Sergeant Howard Rand, Company K, 6th New Hampshire Infantry was killed at Antietam on 17 September 1862.

While our men were exchanging shots with the enemy, both parties being posted behind trees, logs, or anything else to cover their heads, Sergeant Rand of Company K came along to W. W. French of Company B, who was behind a tree, loading and firing as fast as he could, and requested the latter to step back and load both rifles and let him do the firing awhile for both, as he considered himself a “good shot.”

French consented, and Rand took his stand at the tree. French passed the rifle up to Rand, who stepped to one side to get a better view of his man, but the “reb” was too quick for him, and shot him in the forehead, killing him almost instantly. He fell over upon French, and both rolled partially down the hill. French, laying his dead comrade aside, took his place at the tree again, but was careful not to let the “Johnnies” get the first shot at him.

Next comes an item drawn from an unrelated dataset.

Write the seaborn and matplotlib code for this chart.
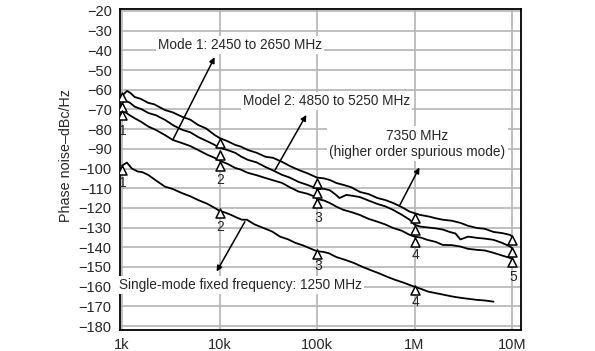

There was something exciting in thus exchanging shots for an hour or so, with an enemy posted three or four hundred yards away, and where you could only now and then get a glimpse of him. This was sometimes carried on by the pickets and sharpshooters for hours, till one or the other was shot, and then the fun was over.

— Lyman Jackman, History of the Sixth New Hampshire Regiment in the War for the Union (1891).